Sunday, September 21, 2014

Mediocre Food, Music and Company

I don’t socialize much. It’s not that I’m an unsociable person. It’s more that I don’t know that many people who are smart enough I’d bother to kill them and eat their brains.

For example, last night. Dinner at a chain slightly more upscale than Applebees. For a dozen. The ambient noise was like back when the old PSA engine repair facility was a few miles from my house and they’d test jet engines in this huge hangar just west of Miramar Naval Air Station on the same evening that the carrier fleet returned from a long deployment and the planes got to fly home all at once and were piloted by guys who didn’t so much forget about the rules about not flying the low and fast flight path over my house as who simply didn’t have any fucks to give. Only louder.

Some of the dinner conversation I heard from the woman on my left whose name I forgot within a nanosecond of being introduced:

Unknown Stranger: What church do you go to?

Me:  I don’t.

US:  But don’t you need to belong to some sort of community?

Me:  Um. Apparently not.

US:  Um. We go to Sonrise. You should join us tomorrow blah blah pancake breakfast blah blah.

WISIMH:  All this talk about pancake breakfasts makes me feel all stabby, especially as I’m sitting here trying to find the chicken in my chicken salad buried beneath the iceberg lettuce that’s all rusty around the edges.  I feel my peripheral vision blacking out and getting all tunnel-shaped as I concentrate on not picking up the steak knife they served me with my chicken salad for some reason. Maybe, there is a reason. Maybe there is a god.

Later, we went to a live music dinner theater where we were treated to a fresh interpretation of “I Need Your Love” sung by a bald guy in a snow white tux jacket who is a border guard by day. It hasn’t aged well: the song, I mean. The guy himself was at least enjoying himself. The newest song they performed was Brown-Eyed Girl, in which we, the audience, sang the chorous sha la la la blah blah. It was the high point of my evening. Seriously. Which is sad.

The company at my cozy table for 4 in the front row included Linda from Toledo who listed her 10 siblings and then tried to count how many were still alive and who gave up somewhere early on the second hand. Seven, I think. Leaving, let’s see here, four dead fucks I don’t give.

Guy at Table:  That guitarist has an old 1040s Gibson Stratosomething sitting on a stand there. I sure hope he plays it.

Me:  Wow. Want me to create a diversion so you can steal it and sneak out the back door?

Guy:  (Trying to figure out if I’m kidding.) (I’m not.) Well, it could be just a reproduction. I’ll ask him at the intermission.

WISIMH:  Intermission? This is going to go on long enough for me to queue with the other middle-aged women to use the 3-stall head while we pass by the door to the unoccupied men’s room? There’s an unmarked door between the two bathrooms. Perhaps it’s death’s door. Pardon me, my table-friends, while I go knock. Or maybe just ring the bell and run away.

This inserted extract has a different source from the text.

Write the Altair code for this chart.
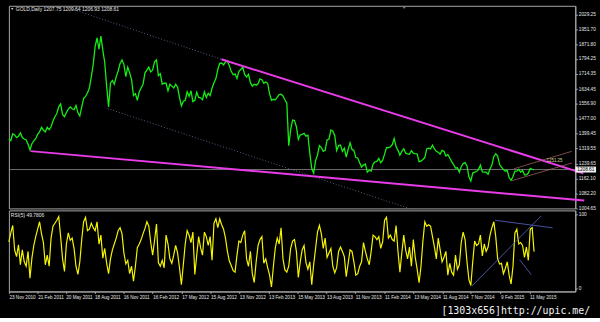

After intermission, the guitarist did an Eric Clapton song accompanying the fifty-something soprano guy in the shiny blue tux jacket and a snappy bowtie that wasn’t tied but just casually left around his neck to tell us all how he was so past the entrenched narrative of 70s cool that he could defy all those conventional rules dude. The guitar solo kicked ass. So, that was nice.

After the show pretend ended, then ended for real, I thanked my host and hostess and said I couldn’t stay for the cake with a rainbow.

Me:  Thanks for a wonderful evening.

Hostess/Birthday Girl:  Aren’t you staying for cake?

Me:  No, I can’t. My refrigerator icemaker is broken and leaking into a bucket and the bucket must be full by now, so I have to go home and empty it.

WISIMH:  Besides, if I stayed, I probably mention that the rainbow has been co-opted by The Gays and possibly have to talk about how I can’t make it to the homophobic pancake breakfast tomorrow.

Me: (To Host) I’ve had a wonderful evening.

WISMH:  This wasn’t it.

Host:  Aren’t you going to stay and give Kirsten your name so you can come back for a free show next month?

WISIMH:  I’d rather go the pancake breakfast tomorrow, after first listening to a sermon about how Edward Snowdon caused Benghazi, and how gay marriage is  destroying the traditional family who goes to diner theater 70s music reviews.

Me:  Can’t now. Refrigerator icemaker excuse. Talk to you later. Thanks again.


WISIMH:  I so seriously don’t have to get out more. And the Gibson was a reproduction, not an original 1940-something like the rest of all y'all.